*Stored data*
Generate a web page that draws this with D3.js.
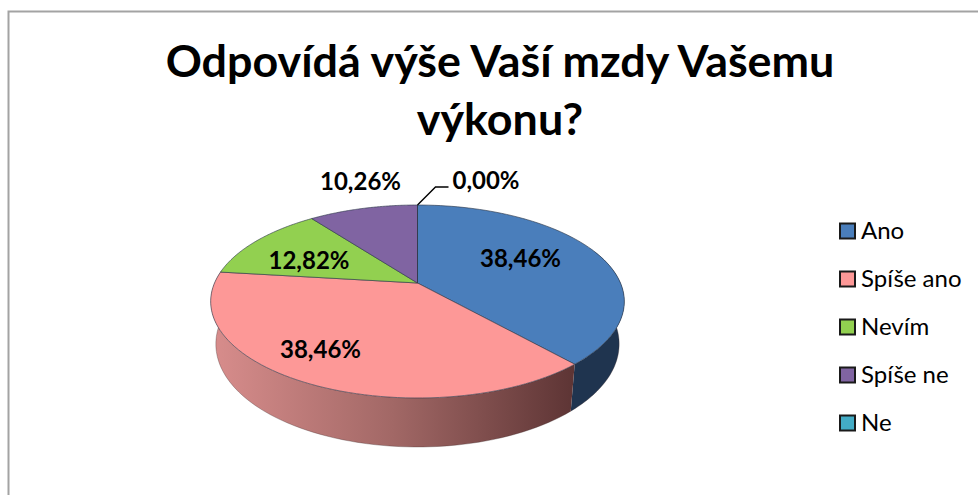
<!DOCTYPE html>
<html><head><meta charset="utf-8">
<script src="https://cdn.jsdelivr.net/npm/d3@7/dist/d3.min.js"></script>
<style>html,body{margin:0;padding:0;background:#fff}svg{display:block}text{font-family:Lato,"Open Sans",sans-serif;fill:#000}</style>
</head><body><svg id="c" width="978" height="495"></svg>
<script>
const titleLines = ["Odpovídá výše Vaší mzdy Vašemu", "výkonu?"];
const categories = ["Ano", "Spíše ano", "Nevím", "Spíše ne", "Ne"];
const values = [38.46, 38.46, 12.82, 10.26, 0.00];
const topColors = ["#4a7ebb", "#fd9897", "#92d050", "#8064a2", "#43acc6"];
const labelAt = [[520.5, 259], [320.5, 350], [309, 261], [360.5, 182], [486, 181]];

const W = 978, H = 495;
const svg = d3.select("#c");
const fmt = d3.formatLocale({decimal: ",", thousands: " ", grouping: [3], currency: ["", ""], percent: "%"}).format(".2f");

// frame
svg.append("path").attr("d", `M8.5,${H} V11.5 H${W}`).attr("fill", "none").attr("stroke", "#a3a3a3").attr("stroke-width", 2);

// title
svg.selectAll("text.t").data(titleLines).join("text").attr("class", "t")
  .attr("x", 500).attr("y", (d, i) => 77 + i * 58).attr("text-anchor", "middle")
  .attr("font-size", 44.8).attr("font-weight", 700).text(d => d);

// perspective projection of the pie disc
const cx = 417.5, a = 203, b = 38.7, c0 = 283, k = 0.1917;
const project = (th, r = 1) => {
  const u = r * Math.sin(th), v = -r * Math.cos(th), w = 1 - k * v;
  return [cx + a * u / w, (b * v + c0) / w];
};
const projectLow = th => {
  const v = -Math.cos(th), [x, y] = project(th);
  return [cx + (x - cx) * 0.975, y + 41 + 8 * v];
};

const arcs = d3.pie().sort(null).value(d => d)(values);
const line = d3.line();
const rimPts = (a0, a1, fn) => d3.range(0, 73).map(i => fn(a0 + (a1 - a0) * i / 72));

// gradient for the front wall
const defs = svg.append("defs");
const grad = defs.append("linearGradient").attr("id", "wall").attr("gradientUnits", "userSpaceOnUse")
  .attr("x1", 212).attr("x2", 572).attr("y1", 0).attr("y2", 0);
[[0, "#d88d8c"], [0.5, "#a26866"], [1, "#5e3535"]].forEach(s => grad.append("stop").attr("offset", s[0]).attr("stop-color", s[1]));

// walls: dark blue back to the right edge, pink along the front
const wall = (a0, a1) => line([...rimPts(a0, a1, t => project(t)), ...rimPts(a1, a0, projectLow)]) + "Z";
svg.append("path").attr("d", wall(arcs[0].startAngle + 1.2, arcs[0].endAngle)).attr("fill", "#1f344f");
svg.append("path").attr("d", wall(arcs[1].startAngle, arcs[1].endAngle)).attr("fill", "url(#wall)");
svg.append("path").attr("d", line(rimPts(arcs[0].startAngle + 1.35, arcs[1].endAngle - 0.05, projectLow)))
  .attr("fill", "none").attr("stroke", "#3b2a2a").attr("stroke-opacity", 0.45).attr("stroke-width", 0.7);

// top faces
svg.selectAll("path.s").data(arcs).join("path").attr("class", "s")
  .attr("d", d => line([project(0, 0), ...rimPts(d.startAngle, d.endAngle, t => project(t))]) + "Z")
  .attr("fill", (d, i) => topColors[i]).attr("stroke", "#2f3b4c").attr("stroke-opacity", 0.8).attr("stroke-width", 0.8).attr("stroke-linejoin", "round");

// leader for the zero slice
const apex = project(arcs[4].startAngle);
svg.append("path").attr("d", line([apex, [apex[0] + 18, apex[1] - 18], [apex[0] + 31, apex[1] - 18]]))
  .attr("fill", "none").attr("stroke", "#000").attr("stroke-width", 1.4);

// data labels
svg.selectAll("text.l").data(values).join("text").attr("class", "l")
  .attr("x", (d, i) => labelAt[i][0]).attr("y", (d, i) => labelAt[i][1]).attr("dy", "0.35em")
  .attr("text-anchor", "middle").attr("font-size", 24).attr("font-weight", 700)
  .text(d => fmt(d) + "%");

// legend
const ly = d3.scalePoint().domain(categories).range([231, 423]);
const lg = svg.selectAll("g.k").data(categories).join("g").attr("class", "k").attr("transform", d => `translate(0,${ly(d)})`);
lg.append("rect").attr("x", 840).attr("y", -7.5).attr("width", 15).attr("height", 15)
  .attr("fill", (d, i) => topColors[i]).attr("stroke", "#1a1a1a").attr("stroke-width", 2);
lg.append("text").attr("x", 861).attr("dy", "0.35em").attr("font-size", 24).text(d => d);
</script></body></html>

*Short problem*
Reproduce every line precisely as given, omitting all pictures.

*Task output*
Generate a web page that draws this with D3.js.
<!DOCTYPE html>
<html><head><meta charset="utf-8">
<script src="https://cdn.jsdelivr.net/npm/d3@7/dist/d3.min.js"></script>
<style>html,body{margin:0;padding:0;background:#fff}svg{display:block}text{font-family:Lato,"Open Sans",sans-serif;fill:#000}</style>
</head><body><svg id="c" width="978" height="495"></svg>
<script>
const titleLines = ["Odpovídá výše Vaší mzdy Vašemu", "výkonu?"];
const categories = ["Ano", "Spíše ano", "Nevím", "Spíše ne", "Ne"];
const values = [38.46, 38.46, 12.82, 10.26, 0.00];
const topColors = ["#4a7ebb", "#fd9897", "#92d050", "#8064a2", "#43acc6"];
const labelAt = [[520.5, 259], [320.5, 350], [309, 261], [360.5, 182], [486, 181]];

const W = 978, H = 495;
const svg = d3.select("#c");
const fmt = d3.formatLocale({decimal: ",", thousands: " ", grouping: [3], currency: ["", ""], percent: "%"}).format(".2f");

// frame
svg.append("path").attr("d", `M8.5,${H} V11.5 H${W}`).attr("fill", "none").attr("stroke", "#a3a3a3").attr("stroke-width", 2);

// title
svg.selectAll("text.t").data(titleLines).join("text").attr("class", "t")
  .attr("x", 500).attr("y", (d, i) => 77 + i * 58).attr("text-anchor", "middle")
  .attr("font-size", 44.8).attr("font-weight", 700).text(d => d);

// perspective projection of the pie disc
const cx = 417.5, a = 203, b = 38.7, c0 = 283, k = 0.1917;
const project = (th, r = 1) => {
  const u = r * Math.sin(th), v = -r * Math.cos(th), w = 1 - k * v;
  return [cx + a * u / w, (b * v + c0) / w];
};
const projectLow = th => {
  const v = -Math.cos(th), [x, y] = project(th);
  return [cx + (x - cx) * 0.975, y + 41 + 8 * v];
};

const arcs = d3.pie().sort(null).value(d => d)(values);
const line = d3.line();
const rimPts = (a0, a1, fn) => d3.range(0, 73).map(i => fn(a0 + (a1 - a0) * i / 72));

// gradient for the front wall
const defs = svg.append("defs");
const grad = defs.append("linearGradient").attr("id", "wall").attr("gradientUnits", "userSpaceOnUse")
  .attr("x1", 212).attr("x2", 572).attr("y1", 0).attr("y2", 0);
[[0, "#d88d8c"], [0.5, "#a26866"], [1, "#5e3535"]].forEach(s => grad.append("stop").attr("offset", s[0]).attr("stop-color", s[1]));

// walls: dark blue back to the right edge, pink along the front
const wall = (a0, a1) => line([...rimPts(a0, a1, t => project(t)), ...rimPts(a1, a0, projectLow)]) + "Z";
svg.append("path").attr("d", wall(arcs[0].startAngle + 1.2, arcs[0].endAngle)).attr("fill", "#1f344f");
svg.append("path").attr("d", wall(arcs[1].startAngle, arcs[1].endAngle)).attr("fill", "url(#wall)");
svg.append("path").attr("d", line(rimPts(arcs[0].startAngle + 1.35, arcs[1].endAngle - 0.05, projectLow)))
  .attr("fill", "none").attr("stroke", "#3b2a2a").attr("stroke-opacity", 0.45).attr("stroke-width", 0.7);

// top faces
svg.selectAll("path.s").data(arcs).join("path").attr("class", "s")
  .attr("d", d => line([project(0, 0), ...rimPts(d.startAngle, d.endAngle, t => project(t))]) + "Z")
  .attr("fill", (d, i) => topColors[i]).attr("stroke", "#2f3b4c").attr("stroke-opacity", 0.8).attr("stroke-width", 0.8).attr("stroke-linejoin", "round");

// leader for the zero slice
const apex = project(arcs[4].startAngle);
svg.append("path").attr("d", line([apex, [apex[0] + 18, apex[1] - 18], [apex[0] + 31, apex[1] - 18]]))
  .attr("fill", "none").attr("stroke", "#000").attr("stroke-width", 1.4);

// data labels
svg.selectAll("text.l").data(values).join("text").attr("class", "l")
  .attr("x", (d, i) => labelAt[i][0]).attr("y", (d, i) => labelAt[i][1]).attr("dy", "0.35em")
  .attr("text-anchor", "middle").attr("font-size", 24).attr("font-weight", 700)
  .text(d => fmt(d) + "%");

// legend
const ly = d3.scalePoint().domain(categories).range([231, 423]);
const lg = svg.selectAll("g.k").data(categories).join("g").attr("class", "k").attr("transform", d => `translate(0,${ly(d)})`);
lg.append("rect").attr("x", 840).attr("y", -7.5).attr("width", 15).attr("height", 15)
  .attr("fill", (d, i) => topColors[i]).attr("stroke", "#1a1a1a").attr("stroke-width", 2);
lg.append("text").attr("x", 861).attr("dy", "0.35em").attr("font-size", 24).text(d => d);
</script></body></html>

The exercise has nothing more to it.